Scan the data below and report how many lines include the word "this". Nothing else is wanted.

### Listed records

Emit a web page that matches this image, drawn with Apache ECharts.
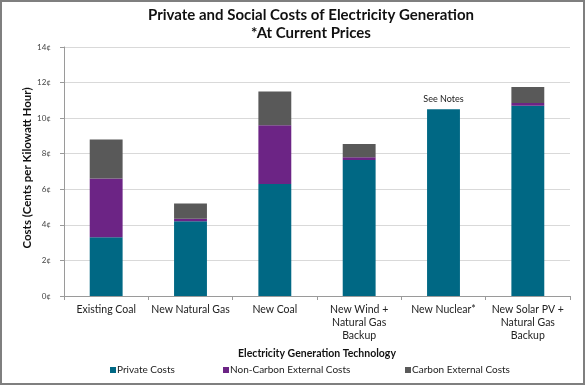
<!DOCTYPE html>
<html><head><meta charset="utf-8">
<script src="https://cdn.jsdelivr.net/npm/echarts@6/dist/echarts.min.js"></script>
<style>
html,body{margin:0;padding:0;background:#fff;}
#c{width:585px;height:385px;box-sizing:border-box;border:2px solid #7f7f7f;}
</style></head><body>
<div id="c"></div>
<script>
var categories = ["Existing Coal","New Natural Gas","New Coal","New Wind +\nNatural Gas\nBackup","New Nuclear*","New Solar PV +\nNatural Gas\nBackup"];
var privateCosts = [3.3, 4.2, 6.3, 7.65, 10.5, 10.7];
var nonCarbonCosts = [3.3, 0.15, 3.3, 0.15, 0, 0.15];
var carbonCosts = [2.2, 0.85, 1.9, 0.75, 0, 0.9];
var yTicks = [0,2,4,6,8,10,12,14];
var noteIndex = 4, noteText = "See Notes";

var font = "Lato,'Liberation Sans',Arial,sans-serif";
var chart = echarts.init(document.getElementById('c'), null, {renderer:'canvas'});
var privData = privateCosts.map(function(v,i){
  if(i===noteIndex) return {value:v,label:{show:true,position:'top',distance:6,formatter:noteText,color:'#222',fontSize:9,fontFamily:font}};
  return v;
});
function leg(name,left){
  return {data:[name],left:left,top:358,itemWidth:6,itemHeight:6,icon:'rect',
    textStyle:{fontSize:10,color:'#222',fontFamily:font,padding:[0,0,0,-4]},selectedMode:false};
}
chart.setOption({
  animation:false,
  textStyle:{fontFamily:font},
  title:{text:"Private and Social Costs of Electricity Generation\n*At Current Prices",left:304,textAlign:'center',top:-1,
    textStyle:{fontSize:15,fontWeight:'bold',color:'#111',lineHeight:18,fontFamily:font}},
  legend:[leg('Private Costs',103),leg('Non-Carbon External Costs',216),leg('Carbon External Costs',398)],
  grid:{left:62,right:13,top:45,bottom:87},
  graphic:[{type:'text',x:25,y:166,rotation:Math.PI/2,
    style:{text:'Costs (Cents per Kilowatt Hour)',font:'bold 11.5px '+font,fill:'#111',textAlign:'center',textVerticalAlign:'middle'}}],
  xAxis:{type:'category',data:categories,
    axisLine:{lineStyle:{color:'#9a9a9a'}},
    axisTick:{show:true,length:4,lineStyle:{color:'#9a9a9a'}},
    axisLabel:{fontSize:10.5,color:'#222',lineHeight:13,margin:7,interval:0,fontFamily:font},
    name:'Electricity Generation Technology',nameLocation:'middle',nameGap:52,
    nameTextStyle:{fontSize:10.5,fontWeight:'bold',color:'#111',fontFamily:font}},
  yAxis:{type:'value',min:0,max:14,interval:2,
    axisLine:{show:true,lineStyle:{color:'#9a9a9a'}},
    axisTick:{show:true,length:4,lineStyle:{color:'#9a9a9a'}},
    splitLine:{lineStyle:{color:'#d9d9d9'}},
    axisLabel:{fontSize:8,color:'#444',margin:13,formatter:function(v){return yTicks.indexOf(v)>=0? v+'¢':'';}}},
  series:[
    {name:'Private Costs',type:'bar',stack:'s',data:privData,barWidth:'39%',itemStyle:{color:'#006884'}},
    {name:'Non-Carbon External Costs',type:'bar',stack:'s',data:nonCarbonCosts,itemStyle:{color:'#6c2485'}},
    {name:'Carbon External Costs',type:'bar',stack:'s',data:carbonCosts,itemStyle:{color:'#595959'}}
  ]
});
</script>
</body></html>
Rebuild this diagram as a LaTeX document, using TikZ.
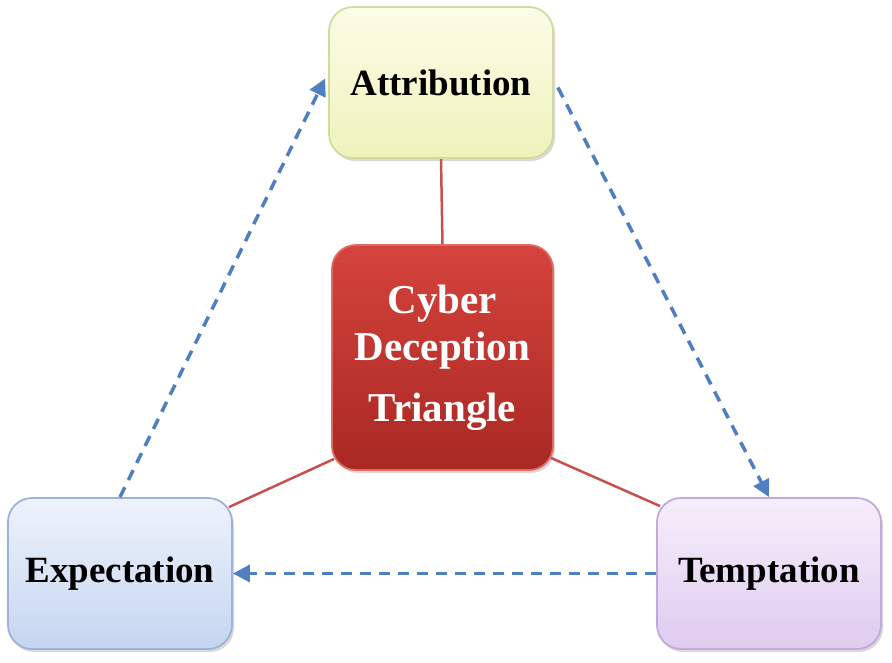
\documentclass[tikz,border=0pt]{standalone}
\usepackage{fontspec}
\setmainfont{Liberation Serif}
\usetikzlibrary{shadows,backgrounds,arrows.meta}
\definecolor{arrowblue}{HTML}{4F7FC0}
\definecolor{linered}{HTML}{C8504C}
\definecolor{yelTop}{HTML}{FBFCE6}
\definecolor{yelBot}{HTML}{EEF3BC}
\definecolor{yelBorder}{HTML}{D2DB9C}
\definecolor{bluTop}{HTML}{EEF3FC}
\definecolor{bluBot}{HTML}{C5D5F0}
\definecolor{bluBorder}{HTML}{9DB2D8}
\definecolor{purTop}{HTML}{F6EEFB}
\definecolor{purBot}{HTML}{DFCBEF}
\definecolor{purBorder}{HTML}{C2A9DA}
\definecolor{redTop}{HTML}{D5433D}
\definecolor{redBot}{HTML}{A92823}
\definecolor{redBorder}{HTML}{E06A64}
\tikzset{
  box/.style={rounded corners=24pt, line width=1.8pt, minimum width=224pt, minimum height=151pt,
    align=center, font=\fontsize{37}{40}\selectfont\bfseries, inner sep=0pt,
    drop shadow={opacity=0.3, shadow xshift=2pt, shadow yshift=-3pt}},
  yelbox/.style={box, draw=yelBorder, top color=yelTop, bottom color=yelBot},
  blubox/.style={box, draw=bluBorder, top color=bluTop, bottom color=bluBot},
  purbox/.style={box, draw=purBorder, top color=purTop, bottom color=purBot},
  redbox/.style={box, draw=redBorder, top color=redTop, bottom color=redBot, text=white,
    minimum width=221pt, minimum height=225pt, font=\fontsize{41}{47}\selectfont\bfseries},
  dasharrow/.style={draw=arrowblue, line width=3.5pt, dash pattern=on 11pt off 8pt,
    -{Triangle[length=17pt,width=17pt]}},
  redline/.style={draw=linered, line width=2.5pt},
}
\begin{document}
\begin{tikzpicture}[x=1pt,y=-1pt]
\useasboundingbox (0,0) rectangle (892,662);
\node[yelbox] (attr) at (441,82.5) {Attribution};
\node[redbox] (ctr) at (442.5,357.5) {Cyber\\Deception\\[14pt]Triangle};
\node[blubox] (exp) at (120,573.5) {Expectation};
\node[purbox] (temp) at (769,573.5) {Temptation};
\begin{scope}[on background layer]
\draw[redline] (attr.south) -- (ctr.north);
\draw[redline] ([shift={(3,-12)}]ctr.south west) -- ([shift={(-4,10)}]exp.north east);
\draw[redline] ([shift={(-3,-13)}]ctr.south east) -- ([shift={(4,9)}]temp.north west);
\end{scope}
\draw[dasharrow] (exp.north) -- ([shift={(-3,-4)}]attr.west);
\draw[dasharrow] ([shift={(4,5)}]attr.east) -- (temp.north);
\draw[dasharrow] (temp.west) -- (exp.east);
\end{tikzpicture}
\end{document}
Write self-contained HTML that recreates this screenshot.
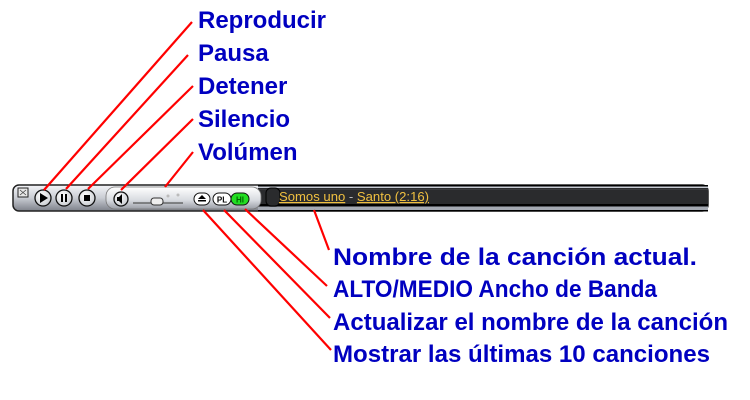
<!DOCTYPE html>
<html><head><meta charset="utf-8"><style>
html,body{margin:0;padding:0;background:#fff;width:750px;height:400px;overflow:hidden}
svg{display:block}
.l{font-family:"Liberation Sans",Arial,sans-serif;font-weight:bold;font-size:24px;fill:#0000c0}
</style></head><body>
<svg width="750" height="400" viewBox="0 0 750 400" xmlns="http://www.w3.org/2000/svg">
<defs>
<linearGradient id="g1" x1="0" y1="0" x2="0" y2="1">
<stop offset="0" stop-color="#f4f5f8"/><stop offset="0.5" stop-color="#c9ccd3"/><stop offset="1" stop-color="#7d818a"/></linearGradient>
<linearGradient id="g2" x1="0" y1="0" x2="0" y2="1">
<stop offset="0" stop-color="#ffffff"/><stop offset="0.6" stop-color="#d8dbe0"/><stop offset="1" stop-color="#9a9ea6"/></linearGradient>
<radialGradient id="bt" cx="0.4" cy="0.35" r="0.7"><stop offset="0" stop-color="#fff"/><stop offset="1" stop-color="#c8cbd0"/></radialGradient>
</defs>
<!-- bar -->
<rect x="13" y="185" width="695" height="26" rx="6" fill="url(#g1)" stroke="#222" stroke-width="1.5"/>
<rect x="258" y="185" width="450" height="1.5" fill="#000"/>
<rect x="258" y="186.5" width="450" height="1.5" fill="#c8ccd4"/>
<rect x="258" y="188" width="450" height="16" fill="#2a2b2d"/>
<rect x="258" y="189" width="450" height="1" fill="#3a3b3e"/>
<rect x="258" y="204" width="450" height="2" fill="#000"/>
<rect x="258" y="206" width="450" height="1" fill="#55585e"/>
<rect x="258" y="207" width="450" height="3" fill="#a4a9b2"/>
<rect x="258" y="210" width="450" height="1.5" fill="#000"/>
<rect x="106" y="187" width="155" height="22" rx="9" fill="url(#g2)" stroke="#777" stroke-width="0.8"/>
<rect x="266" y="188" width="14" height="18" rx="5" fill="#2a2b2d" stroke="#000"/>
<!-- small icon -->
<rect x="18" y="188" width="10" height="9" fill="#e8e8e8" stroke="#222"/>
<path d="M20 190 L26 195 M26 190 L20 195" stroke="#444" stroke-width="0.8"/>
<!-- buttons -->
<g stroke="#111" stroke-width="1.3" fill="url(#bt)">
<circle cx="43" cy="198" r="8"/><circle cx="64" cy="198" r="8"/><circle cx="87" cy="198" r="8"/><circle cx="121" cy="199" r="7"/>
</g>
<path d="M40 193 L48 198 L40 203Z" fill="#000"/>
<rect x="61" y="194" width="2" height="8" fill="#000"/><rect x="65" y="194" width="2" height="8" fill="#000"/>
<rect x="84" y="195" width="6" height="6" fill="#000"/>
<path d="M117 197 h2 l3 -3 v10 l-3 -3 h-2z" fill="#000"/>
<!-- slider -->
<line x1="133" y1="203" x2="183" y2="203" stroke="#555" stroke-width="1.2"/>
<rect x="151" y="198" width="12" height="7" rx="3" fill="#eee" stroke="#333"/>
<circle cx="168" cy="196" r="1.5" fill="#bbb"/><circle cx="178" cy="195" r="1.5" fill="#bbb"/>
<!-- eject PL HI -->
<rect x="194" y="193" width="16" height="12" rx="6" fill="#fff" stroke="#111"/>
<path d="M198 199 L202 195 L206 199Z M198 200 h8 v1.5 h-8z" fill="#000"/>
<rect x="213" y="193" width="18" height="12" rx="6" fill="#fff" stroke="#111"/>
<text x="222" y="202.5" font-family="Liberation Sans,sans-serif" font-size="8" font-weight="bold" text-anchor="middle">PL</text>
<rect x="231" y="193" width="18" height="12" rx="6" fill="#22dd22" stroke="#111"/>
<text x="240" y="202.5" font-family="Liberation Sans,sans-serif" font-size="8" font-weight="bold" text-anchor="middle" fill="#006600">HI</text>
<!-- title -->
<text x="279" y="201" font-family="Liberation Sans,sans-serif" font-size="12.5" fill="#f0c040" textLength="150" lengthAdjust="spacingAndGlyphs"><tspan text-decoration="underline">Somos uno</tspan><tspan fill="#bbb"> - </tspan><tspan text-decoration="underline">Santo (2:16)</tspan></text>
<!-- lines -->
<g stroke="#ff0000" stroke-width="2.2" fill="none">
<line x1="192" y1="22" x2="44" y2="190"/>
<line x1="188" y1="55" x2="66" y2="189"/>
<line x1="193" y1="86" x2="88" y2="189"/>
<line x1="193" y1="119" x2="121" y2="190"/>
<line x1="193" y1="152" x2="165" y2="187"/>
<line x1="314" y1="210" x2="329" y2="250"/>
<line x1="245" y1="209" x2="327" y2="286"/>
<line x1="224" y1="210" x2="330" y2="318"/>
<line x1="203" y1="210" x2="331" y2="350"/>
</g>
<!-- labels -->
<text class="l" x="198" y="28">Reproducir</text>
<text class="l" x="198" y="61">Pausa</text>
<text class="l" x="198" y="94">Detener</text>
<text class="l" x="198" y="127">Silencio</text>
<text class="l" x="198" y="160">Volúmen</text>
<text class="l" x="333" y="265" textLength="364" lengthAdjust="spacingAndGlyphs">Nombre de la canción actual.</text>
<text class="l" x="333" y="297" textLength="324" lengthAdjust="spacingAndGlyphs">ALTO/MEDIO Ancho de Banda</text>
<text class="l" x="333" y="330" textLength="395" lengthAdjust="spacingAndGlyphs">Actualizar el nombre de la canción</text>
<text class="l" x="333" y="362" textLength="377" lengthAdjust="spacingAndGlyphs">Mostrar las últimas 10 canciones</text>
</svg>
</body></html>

######

## Complete response
3